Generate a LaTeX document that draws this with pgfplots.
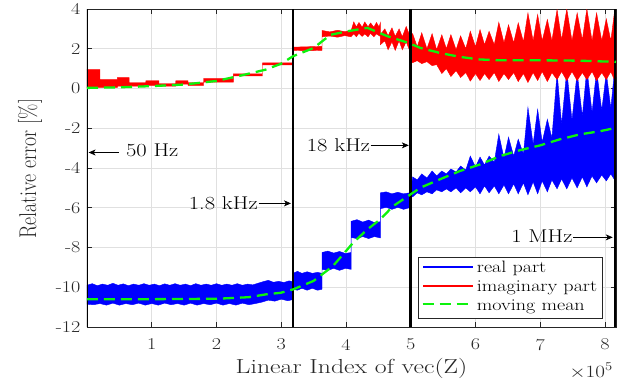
\documentclass[border=0pt]{standalone}
\usepackage{pgfplots}
\pgfplotsset{compat=1.18}
\usepackage{graphicx}
\usetikzlibrary{arrows.meta}
\newcommand{\sx}[1]{\scalebox{1.22}[1]{#1}}
\definecolor{mgreen}{rgb}{0.05,0.95,0.05}
\definecolor{mblue}{rgb}{0,0,1}
\definecolor{mred}{rgb}{1,0,0}
\definecolor{axgray}{rgb}{0.15,0.15,0.15}
\definecolor{gridgray}{rgb}{0.88,0.88,0.88}
\begin{document}
\begin{tikzpicture}
\begin{axis}[
  scale only axis, width=529pt, height=318pt,
  xmin=0, xmax=817000, ymin=-12, ymax=4,
  clip mode=individual,
  xtick={100000,200000,300000,400000,500000,600000,700000,800000},
  xticklabels={\sx{1},\sx{2},\sx{3},\sx{4},\sx{5},\sx{6},\sx{7},\sx{8}},
  ytick={-12,-10,-8,-6,-4,-2,0,2,4},
  yticklabels={\sx{-12},\sx{-10},\sx{-8},\sx{-6},\sx{-4},\sx{-2},\sx{0},\sx{2},\sx{4}},
  scaled x ticks=false,
  tick align=inside,
  major tick length=5pt,
  grid=major,
  major grid style={gridgray, line width=0.6pt},
  axis line style={axgray, line width=0.6pt},
  tick style={axgray, line width=0.6pt},
  ticklabel style={font=\fontsize{16.5}{19}\selectfont, text=axgray},
  xticklabel style={yshift=-8.5pt},
  yticklabel style={xshift=-3pt},
  xlabel={\scalebox{1.27}[1]{Linear Index of vec(Z)}},
  xlabel style={font=\fontsize{20.3}{23}\selectfont, text=axgray, at={(rel axis cs:0.5,-0.1447)}, anchor=base},
  ylabel={\scalebox{1}[1.22]{Relative error [\%]}},
  ylabel style={font=\fontsize{19.8}{22}\selectfont, text=axgray, at={(rel axis cs:-0.1078,0.497)}, anchor=center},
  legend style={at={(rel axis cs:0.9754,0.028)}, anchor=south east, draw=axgray, line width=0.5pt, fill=white,
    font=\fontsize{16.5}{18}\selectfont, inner xsep=3.5pt, inner ysep=2pt, row sep=0pt, column sep=2pt,
    nodes={inner sep=2pt, text height=11.5pt, text depth=3.5pt}, cells={anchor=west}},
]
\coordinate (SW) at (rel axis cs:0,0);
\coordinate (SE) at (rel axis cs:1,0);

% real part (blue band): upper envelope left->right, lower envelope right->left
\addplot[fill=mblue, draw=mblue, line width=0.4pt,
  legend image code/.code={\fill[mblue] (0pt,1.55pt) rectangle (49pt,2.45pt);}] coordinates {
(0,-9.9) (8000,-9.82) (16000,-9.92) (24000,-9.84) (32000,-9.9) (40000,-9.8) (48000,-9.9) (56000,-9.83) (64000,-9.92) (72000,-9.84) (80000,-9.9) (88000,-9.82) (96000,-9.9) (104000,-9.84) (112000,-9.92) (120000,-9.83) (128000,-9.9) (136000,-9.82) (144000,-9.9) (152000,-9.84) (160000,-9.92) (168000,-9.82) (176000,-9.9) (184000,-9.84) (192000,-9.9) (200000,-9.82) (208000,-9.9) (216000,-9.84) (224000,-9.9) (232000,-9.82) (240000,-9.9) (248000,-9.84) (256000,-9.88) (264000,-9.8) (272000,-9.72) (280000,-9.65) (288000,-9.75) (296000,-9.7) (304000,-9.76) (312000,-9.68) (318000,-9.72)
(318000,-9.3) (325000,-9.2) (332000,-9.3) (340000,-9.22) (348000,-9.3) (356000,-9.25) (363000,-9.3)
(363000,-8.25) (372000,-8.18) (381000,-8.28) (390000,-8.2) (399000,-8.3) (408000,-8.25)
(408000,-6.68) (417000,-6.6) (426000,-6.72) (435000,-6.62) (444000,-6.75) (453000,-6.7)
(453000,-5.25) (462000,-5.2) (471000,-5.3) (480000,-5.22) (489000,-5.3) (498000,-5.25) (500000,-5.2)
(503000,-4.45) (510000,-4.6) (517000,-4.3) (525000,-4.5) (533000,-4.15) (540000,-4.4) (548000,-4.15) (555000,-4.3) (562000,-4.05) (570000,-4.2) (577000,-3.9) (585000,-4.1) (592000,-3.4) (600000,-3.95) (607000,-3.45) (614000,-3.85) (621000,-3.4) (629000,-3.7) (636000,-2.3) (644000,-3.5) (651000,-2.45) (659000,-3.4) (666000,-2.55) (674000,-3.3) (681000,-0.95) (689000,-2.8) (696000,-1.05) (703000,-2.7) (711000,-1.55) (718000,-2.5) (726000,0.8) (733000,-1.8) (741000,0.9) (749000,-1.6) (757000,0.8) (765000,-1.4) (772000,1.0) (780000,-1.2) (787000,0.9) (795000,-1.1) (802000,0.8) (809000,-1.0) (815000,1.0) (817000,-0.9)
(817000,-4.3) (815000,-4.6) (809000,-4.3) (802000,-4.65) (795000,-4.35) (787000,-4.75) (780000,-4.4) (772000,-4.95) (765000,-4.45) (757000,-5.0) (749000,-4.5) (741000,-5.05) (733000,-4.55) (726000,-5.05) (718000,-4.6) (711000,-5.2) (703000,-4.65) (696000,-5.3) (689000,-4.7) (681000,-5.35) (674000,-4.75) (666000,-5.3) (659000,-4.8) (651000,-5.3) (644000,-4.85) (636000,-5.3) (629000,-4.9) (621000,-5.25) (614000,-4.9) (607000,-5.3) (600000,-4.95) (592000,-5.2) (585000,-5.0) (577000,-5.25) (570000,-5.0) (562000,-5.2) (555000,-5.05) (548000,-5.2) (540000,-5.1) (533000,-5.3) (525000,-5.2) (517000,-5.35) (510000,-5.25) (503000,-5.45) (500000,-5.4)
(500000,-6.0) (498000,-6.0) (489000,-6.08) (480000,-5.98) (471000,-6.08) (462000,-5.98) (453000,-6.05)
(453000,-7.52) (444000,-7.45) (435000,-7.55) (426000,-7.45) (417000,-7.55) (408000,-7.5)
(408000,-9.1) (399000,-9.05) (390000,-9.15) (381000,-9.05) (372000,-9.15) (363000,-9.1)
(363000,-10.1) (356000,-10.15) (348000,-10.05) (340000,-10.15) (332000,-10.05) (325000,-10.15) (318000,-10.1)
(318000,-10.62) (310000,-10.68) (300000,-10.6) (290000,-10.7) (280000,-10.65) (270000,-10.75) (260000,-10.82) (250000,-10.88) (240000,-10.8) (230000,-10.9) (220000,-10.82) (210000,-10.9) (200000,-10.8) (190000,-10.88) (180000,-10.82) (170000,-10.9) (160000,-10.8) (150000,-10.9) (140000,-10.82) (130000,-10.88) (120000,-10.8) (110000,-10.9) (100000,-10.82) (90000,-10.9) (80000,-10.8) (70000,-10.88) (60000,-10.82) (50000,-10.9) (40000,-10.8) (30000,-10.9) (20000,-10.82) (10000,-10.88) (0,-10.85)
};
\addlegendentry{\sx{real part}}

% imaginary part (red band)
\addplot[fill=mred, draw=mred, line width=0.4pt,
  legend image code/.code={\fill[mred] (0pt,1.55pt) rectangle (49pt,2.45pt);}] coordinates {
(0,0.95) (20000,0.95) (20000,0.45) (47000,0.45) (47000,0.55) (65000,0.55) (65000,0.29) (91000,0.29) (91000,0.39) (111000,0.39) (111000,0.25) (137000,0.25) (137000,0.39) (156000,0.39) (156000,0.29) (180000,0.29) (180000,0.5) (226000,0.5) (226000,0.74) (271000,0.74) (271000,1.29) (318000,1.29)
(318000,2.08) (340000,2.1) (363000,2.12)
(363000,2.92) (375000,2.85) (387000,2.93) (398000,2.86) (408000,2.92)
(412000,3.35) (416000,3.1) (420000,3.32) (425000,3.08) (429000,3.35) (434000,3.1) (438000,3.3) (443000,3.08) (447000,3.32) (451000,3.1) (453000,3.3)
(453000,2.7) (460000,3.0) (465000,2.65) (471000,3.05) (476000,2.62) (482000,3.0) (487000,2.6) (493000,3.12) (498000,2.7) (500000,2.8)
(503000,2.75) (510000,2.1) (517000,2.8) (525000,2.0) (533000,2.76) (540000,1.95) (548000,2.7) (555000,2.0) (562000,2.71) (570000,1.95) (577000,2.65) (585000,2.0) (592000,2.88) (600000,2.1) (607000,2.96) (614000,2.2) (621000,2.88) (629000,2.2) (636000,3.33) (644000,2.3) (651000,3.2) (659000,2.3) (666000,3.3) (674000,2.35) (681000,3.8) (689000,2.4) (696000,3.72) (703000,2.4) (711000,3.47) (718000,2.4) (726000,3.97) (733000,2.45) (741000,4.0) (749000,2.4) (757000,3.8) (765000,2.45) (772000,4.0) (780000,2.4) (787000,3.8) (795000,2.4) (802000,3.5) (809000,2.4) (815000,3.95) (817000,3.0)
(817000,0.6) (815000,0.4) (809000,0.85) (802000,0.45) (795000,0.8) (787000,0.4) (780000,0.85) (772000,0.45) (765000,0.8) (757000,0.4) (749000,0.85) (741000,0.4) (733000,0.85) (726000,0.45) (718000,0.8) (711000,0.35) (703000,0.85) (696000,0.4) (689000,0.8) (681000,0.3) (674000,0.75) (666000,0.35) (659000,0.8) (651000,0.45) (644000,0.75) (636000,0.35) (629000,0.8) (621000,0.45) (614000,0.75) (607000,0.4) (600000,0.75) (592000,0.37) (585000,0.8) (577000,0.55) (570000,0.9) (562000,0.6) (555000,1.0) (548000,0.75) (540000,1.2) (533000,1.15) (525000,1.35) (517000,1.25) (510000,1.4) (503000,1.3) (500000,1.35)
(498000,1.93) (493000,2.35) (487000,1.95) (482000,2.4) (476000,1.92) (471000,2.35) (465000,1.95) (460000,2.4) (453000,2.2)
(453000,2.62) (447000,2.75) (443000,2.6) (438000,2.78) (434000,2.6) (429000,2.75) (425000,2.62) (420000,2.78) (416000,2.6) (412000,2.75) (408000,2.62)
(408000,2.6) (398000,2.66) (387000,2.58) (375000,2.64) (363000,2.6)
(363000,1.92) (340000,1.9) (318000,1.92)
(318000,1.19) (271000,1.19) (271000,0.63) (226000,0.63) (226000,0.32) (180000,0.32) (180000,0.15) (156000,0.15) (156000,0.22) (137000,0.22) (137000,0.12) (111000,0.12) (111000,0.15) (91000,0.15) (91000,0.12) (47000,0.12) (47000,0.05) (0,0.05)
};
\addlegendentry{\sx{imaginary part}}

% frequency boundaries
\addplot[forget plot, black, line width=2.8pt] coordinates {(1,-12) (1,4)};
\addplot[forget plot, black, line width=2.8pt] coordinates {(318000,-12) (318000,4)};
\addplot[forget plot, black, line width=2.8pt] coordinates {(500000,-12) (500000,4)};
\addplot[forget plot, black, line width=2.8pt] coordinates {(816000,-12) (816000,4)};

% moving means
\addplot[mgreen, line width=2.3pt, dash pattern=on 11pt off 6pt,
  legend image code/.code={\draw[mgreen, line width=2.3pt, dash pattern=on 11pt off 6pt] (0pt,2pt) -- (49pt,2pt);}] coordinates {
(0,0.03) (50000,0.06) (100000,0.12) (150000,0.2) (200000,0.38) (240000,0.67) (276000,0.95) (300000,1.25) (318000,1.62) (350000,2.04) (376000,2.7) (402000,2.88) (433000,3.05) (464000,2.63) (496000,2.3) (515000,2.04) (545000,1.79) (576000,1.59) (607000,1.46) (638000,1.42) (700000,1.42) (760000,1.4) (817000,1.34)
};
\addlegendentry{\sx{moving mean}}
\addplot[forget plot, mgreen, line width=2.3pt, dash pattern=on 11pt off 6pt] coordinates {
(0,-10.6) (100000,-10.6) (200000,-10.58) (250000,-10.5) (278000,-10.35) (299000,-10.28) (319000,-10.1) (350000,-9.68) (380000,-8.93) (411000,-7.76) (433000,-7.09) (453000,-6.58) (473000,-5.91) (496000,-5.41) (515000,-4.99) (545000,-4.57) (576000,-4.15) (607000,-3.82) (638000,-3.4) (669000,-3.1) (700000,-2.86) (730000,-2.56) (761000,-2.31) (792000,-2.15) (817000,-1.98)
};

% annotations
\draw[-{Stealth[length=7pt,width=6pt,inset=2pt]}, line width=0.7pt] (axis cs:49000,-3.22) -- (axis cs:2500,-3.22);
\node[anchor=base west, inner sep=0pt, font=\fontsize{18.5}{20}\selectfont] at (axis cs:60000,-3.43) {\sx{50 Hz}};
\draw[-{Stealth[length=7pt,width=6pt,inset=2pt]}, line width=0.7pt] (axis cs:265000,-5.78) -- (axis cs:315000,-5.78);
\node[anchor=base east, inner sep=0pt, font=\fontsize{18.5}{20}\selectfont] at (axis cs:264000,-6.08) {\sx{1.8 kHz}};
\draw[-{Stealth[length=7pt,width=6pt,inset=2pt]}, line width=0.7pt] (axis cs:438000,-2.86) -- (axis cs:497000,-2.86);
\node[anchor=base east, inner sep=0pt, font=\fontsize{18.5}{20}\selectfont] at (axis cs:437500,-3.15) {\sx{18 kHz}};
\draw[-{Stealth[length=7pt,width=6pt,inset=2pt]}, line width=0.7pt] (axis cs:751000,-7.49) -- (axis cs:812000,-7.49);
\node[anchor=base east, inner sep=0pt, font=\fontsize{18.5}{20}\selectfont] at (axis cs:750000,-7.75) {\sx{1 MHz}};
\end{axis}
\node[anchor=base east, inner sep=0pt, font=\fontsize{16.5}{18}\selectfont, text=axgray] at ([shift={(-3pt,-50pt)}]SE) {\sx{$\times10^{5}$}};
\pgfresetboundingbox
\path[use as bounding box] ([shift={(-87pt,-59pt)}]SW) rectangle ([shift={(542pt,327pt)}]SW);
\end{tikzpicture}
\end{document}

_EXERCISE DESCRIPTION_: Write out again, exactly, the lines from the start of the listing up to the line containing "(rel axis cs:1,0);", with both ends and without pictures.

_RESULT OF THE EXERCISE_:
Generate a LaTeX document that draws this with pgfplots.
\documentclass[border=0pt]{standalone}
\usepackage{pgfplots}
\pgfplotsset{compat=1.18}
\usepackage{graphicx}
\usetikzlibrary{arrows.meta}
\newcommand{\sx}[1]{\scalebox{1.22}[1]{#1}}
\definecolor{mgreen}{rgb}{0.05,0.95,0.05}
\definecolor{mblue}{rgb}{0,0,1}
\definecolor{mred}{rgb}{1,0,0}
\definecolor{axgray}{rgb}{0.15,0.15,0.15}
\definecolor{gridgray}{rgb}{0.88,0.88,0.88}
\begin{document}
\begin{tikzpicture}
\begin{axis}[
  scale only axis, width=529pt, height=318pt,
  xmin=0, xmax=817000, ymin=-12, ymax=4,
  clip mode=individual,
  xtick={100000,200000,300000,400000,500000,600000,700000,800000},
  xticklabels={\sx{1},\sx{2},\sx{3},\sx{4},\sx{5},\sx{6},\sx{7},\sx{8}},
  ytick={-12,-10,-8,-6,-4,-2,0,2,4},
  yticklabels={\sx{-12},\sx{-10},\sx{-8},\sx{-6},\sx{-4},\sx{-2},\sx{0},\sx{2},\sx{4}},
  scaled x ticks=false,
  tick align=inside,
  major tick length=5pt,
  grid=major,
  major grid style={gridgray, line width=0.6pt},
  axis line style={axgray, line width=0.6pt},
  tick style={axgray, line width=0.6pt},
  ticklabel style={font=\fontsize{16.5}{19}\selectfont, text=axgray},
  xticklabel style={yshift=-8.5pt},
  yticklabel style={xshift=-3pt},
  xlabel={\scalebox{1.27}[1]{Linear Index of vec(Z)}},
  xlabel style={font=\fontsize{20.3}{23}\selectfont, text=axgray, at={(rel axis cs:0.5,-0.1447)}, anchor=base},
  ylabel={\scalebox{1}[1.22]{Relative error [\%]}},
  ylabel style={font=\fontsize{19.8}{22}\selectfont, text=axgray, at={(rel axis cs:-0.1078,0.497)}, anchor=center},
  legend style={at={(rel axis cs:0.9754,0.028)}, anchor=south east, draw=axgray, line width=0.5pt, fill=white,
    font=\fontsize{16.5}{18}\selectfont, inner xsep=3.5pt, inner ysep=2pt, row sep=0pt, column sep=2pt,
    nodes={inner sep=2pt, text height=11.5pt, text depth=3.5pt}, cells={anchor=west}},
]
\coordinate (SW) at (rel axis cs:0,0);
\coordinate (SE) at (rel axis cs:1,0);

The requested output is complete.